Many management people are not aware of the provisions in patent law which allow triple damages and attorney fees. A company is legally responsible for knowing about current patents, either granted or pending. Ignorance is not an acceptable excuse. They can be forced to pay up to triple damages and your attorney fees under certain conditions. Punitive damages are usually awarded for willful infringement.
Juries tend to take a dim view of companies stealing from individual inventors. They are especially sympathetic when the company is large or foreign owned. If polite persuasion didn't work, it does not hurt to play hardball. It is very important that you understand both your and your adversary's strengths and weaknesses before you get into an all-out war.
Gather as much information on an infringing company as possible before notifying them because they will take measures to block your acquisition of information as soon as they realize you are a serious threat. Contact past employees. Companies that steal intellectual property usually shaft employees and an ex-employee that has not been treated well can be a goldmine of information that will make your infringement case easier to pursue.
Current employees often will help you if you ensure that their employer doesn't know of their involvement. This is especially true of employees who have been mistreated that don't feel they can leave, either because the job market is poor or because their age makes it difficult for them to find another employer. It is very important that you protect them as a source; failure to protect them is morally and ethically wrong and will result in a valuable source of information drying up.

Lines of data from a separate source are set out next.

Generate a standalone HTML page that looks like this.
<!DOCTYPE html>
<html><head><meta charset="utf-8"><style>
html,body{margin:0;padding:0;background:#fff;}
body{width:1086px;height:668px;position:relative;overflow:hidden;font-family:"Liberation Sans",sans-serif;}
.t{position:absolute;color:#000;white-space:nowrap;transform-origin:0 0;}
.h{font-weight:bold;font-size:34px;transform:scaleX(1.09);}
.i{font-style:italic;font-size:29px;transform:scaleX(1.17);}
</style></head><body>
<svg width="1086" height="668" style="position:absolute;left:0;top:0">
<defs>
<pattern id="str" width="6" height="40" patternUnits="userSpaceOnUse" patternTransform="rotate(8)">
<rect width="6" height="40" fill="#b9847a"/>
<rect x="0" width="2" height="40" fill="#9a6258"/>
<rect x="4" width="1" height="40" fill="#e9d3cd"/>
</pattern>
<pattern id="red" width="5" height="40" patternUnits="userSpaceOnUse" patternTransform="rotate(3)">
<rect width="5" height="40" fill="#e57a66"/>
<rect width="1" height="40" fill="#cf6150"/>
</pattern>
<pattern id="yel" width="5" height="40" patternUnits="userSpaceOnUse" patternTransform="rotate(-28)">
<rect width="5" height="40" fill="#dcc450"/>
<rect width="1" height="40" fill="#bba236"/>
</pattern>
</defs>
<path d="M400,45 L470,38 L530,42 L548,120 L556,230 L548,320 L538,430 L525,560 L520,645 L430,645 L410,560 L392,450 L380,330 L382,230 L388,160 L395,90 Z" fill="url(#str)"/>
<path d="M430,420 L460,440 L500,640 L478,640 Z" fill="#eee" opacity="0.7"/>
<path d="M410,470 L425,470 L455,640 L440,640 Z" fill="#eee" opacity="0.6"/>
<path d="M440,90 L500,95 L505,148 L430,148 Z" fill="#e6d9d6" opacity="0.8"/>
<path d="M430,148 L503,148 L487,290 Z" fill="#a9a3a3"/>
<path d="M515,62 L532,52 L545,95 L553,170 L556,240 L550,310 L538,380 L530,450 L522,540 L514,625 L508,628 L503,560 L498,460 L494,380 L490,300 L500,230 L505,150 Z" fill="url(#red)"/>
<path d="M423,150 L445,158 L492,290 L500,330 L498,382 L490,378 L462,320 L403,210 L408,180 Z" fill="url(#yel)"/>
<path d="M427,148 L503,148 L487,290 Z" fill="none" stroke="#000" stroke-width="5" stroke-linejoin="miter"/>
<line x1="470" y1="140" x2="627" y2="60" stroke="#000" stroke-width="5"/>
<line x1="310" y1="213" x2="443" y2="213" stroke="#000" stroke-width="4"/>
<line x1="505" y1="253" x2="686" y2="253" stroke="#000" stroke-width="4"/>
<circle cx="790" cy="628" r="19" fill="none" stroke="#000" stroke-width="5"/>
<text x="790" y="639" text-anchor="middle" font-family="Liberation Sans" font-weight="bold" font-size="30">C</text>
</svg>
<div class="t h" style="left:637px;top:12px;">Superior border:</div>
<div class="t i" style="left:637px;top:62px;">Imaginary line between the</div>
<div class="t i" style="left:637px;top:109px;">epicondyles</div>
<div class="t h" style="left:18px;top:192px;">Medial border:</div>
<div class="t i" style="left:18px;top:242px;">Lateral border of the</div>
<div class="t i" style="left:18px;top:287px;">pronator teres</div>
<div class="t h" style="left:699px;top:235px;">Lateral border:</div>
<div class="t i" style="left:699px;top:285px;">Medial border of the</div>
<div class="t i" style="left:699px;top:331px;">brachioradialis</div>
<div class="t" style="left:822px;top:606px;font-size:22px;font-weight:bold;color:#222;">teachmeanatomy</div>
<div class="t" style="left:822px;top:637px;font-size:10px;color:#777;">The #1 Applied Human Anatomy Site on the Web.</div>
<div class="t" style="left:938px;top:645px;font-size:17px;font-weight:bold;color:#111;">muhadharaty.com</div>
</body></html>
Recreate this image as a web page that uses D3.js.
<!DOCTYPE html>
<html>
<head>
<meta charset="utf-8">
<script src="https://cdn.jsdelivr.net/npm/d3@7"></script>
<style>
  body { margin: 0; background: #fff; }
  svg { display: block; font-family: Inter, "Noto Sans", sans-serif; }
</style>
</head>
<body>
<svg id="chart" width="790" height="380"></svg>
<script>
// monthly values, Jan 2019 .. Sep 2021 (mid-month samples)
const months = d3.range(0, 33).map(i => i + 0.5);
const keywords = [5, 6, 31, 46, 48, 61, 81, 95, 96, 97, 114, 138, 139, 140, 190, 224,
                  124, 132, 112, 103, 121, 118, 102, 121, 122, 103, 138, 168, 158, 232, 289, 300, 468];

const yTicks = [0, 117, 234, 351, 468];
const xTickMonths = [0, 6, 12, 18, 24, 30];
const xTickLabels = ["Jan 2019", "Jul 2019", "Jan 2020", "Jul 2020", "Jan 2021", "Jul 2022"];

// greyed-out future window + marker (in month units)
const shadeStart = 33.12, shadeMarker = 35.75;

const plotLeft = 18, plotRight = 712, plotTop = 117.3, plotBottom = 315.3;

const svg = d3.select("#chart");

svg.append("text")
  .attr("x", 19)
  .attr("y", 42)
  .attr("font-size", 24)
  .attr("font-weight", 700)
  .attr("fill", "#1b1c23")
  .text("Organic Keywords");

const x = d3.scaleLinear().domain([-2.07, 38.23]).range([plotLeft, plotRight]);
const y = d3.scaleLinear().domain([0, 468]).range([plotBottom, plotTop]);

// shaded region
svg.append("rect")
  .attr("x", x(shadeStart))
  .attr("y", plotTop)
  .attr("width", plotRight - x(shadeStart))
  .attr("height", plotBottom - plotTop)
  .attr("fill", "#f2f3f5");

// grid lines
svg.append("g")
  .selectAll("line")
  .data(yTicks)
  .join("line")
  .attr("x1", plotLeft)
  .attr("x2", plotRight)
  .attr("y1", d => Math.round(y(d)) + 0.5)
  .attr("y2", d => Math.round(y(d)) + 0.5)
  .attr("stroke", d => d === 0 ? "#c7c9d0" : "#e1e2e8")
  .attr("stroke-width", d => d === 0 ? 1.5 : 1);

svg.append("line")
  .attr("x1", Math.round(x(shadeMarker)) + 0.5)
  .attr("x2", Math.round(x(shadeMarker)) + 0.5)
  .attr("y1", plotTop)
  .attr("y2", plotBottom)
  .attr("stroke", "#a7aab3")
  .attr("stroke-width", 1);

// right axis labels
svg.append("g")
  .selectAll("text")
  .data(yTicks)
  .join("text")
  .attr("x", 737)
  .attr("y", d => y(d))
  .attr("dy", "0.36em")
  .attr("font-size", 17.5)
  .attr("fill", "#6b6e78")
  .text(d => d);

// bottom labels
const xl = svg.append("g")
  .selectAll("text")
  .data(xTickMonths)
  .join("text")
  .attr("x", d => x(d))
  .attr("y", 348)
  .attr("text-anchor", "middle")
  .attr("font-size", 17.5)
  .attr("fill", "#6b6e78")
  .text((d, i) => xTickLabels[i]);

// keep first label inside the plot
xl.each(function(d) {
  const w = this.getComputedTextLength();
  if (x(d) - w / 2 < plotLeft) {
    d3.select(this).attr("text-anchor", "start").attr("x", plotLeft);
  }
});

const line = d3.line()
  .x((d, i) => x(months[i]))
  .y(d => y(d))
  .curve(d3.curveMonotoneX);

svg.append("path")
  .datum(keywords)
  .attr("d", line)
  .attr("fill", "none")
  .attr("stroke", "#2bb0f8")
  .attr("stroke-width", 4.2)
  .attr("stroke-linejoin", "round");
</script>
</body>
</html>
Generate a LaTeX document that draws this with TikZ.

Most companies that have dishonest management have some honest people still on their staff. You should be on the lookout for these persons. They are often stuck in a job which they don't like. You should alert companies with which you have a good relationship that have openings about these persons. A fringe benefit of helping place persons at reputable companies is that they can afford to help you gather evidence about a past employer. Do not request that they supply you with confidential information while they are still employed by the infringer, doing so is not legal.
While investigating a patent infringement case be vigilant for evidence of other wrongdoing by the infringing organization. Organizations that have questionable ethics often break the law in other areas besides intellectual property, and exposure of that wrongdoing can lead to the disreputable organization deciding to settle your claim.
If the battle escalates expect your opponent to accuse you of inequitable conduct, a fancy term that means you committed fraud to get your patent. Infringers like inequitable conduct charges for several reasons, not the least of which is that they can go after all your personal assets if they prevail. Both declaratory judgment and inequitable conduct are tools often used by large entities against an inventor. Both allow them to take depositions from you, which they will compare and distort to their advantage.
A patent requires a long term commitment. Be ready to invest years, thousands of man hours, and thousands of dollars to successfully bring your idea to market. Don't get discouraged; all worthwhile things in life require perseverance.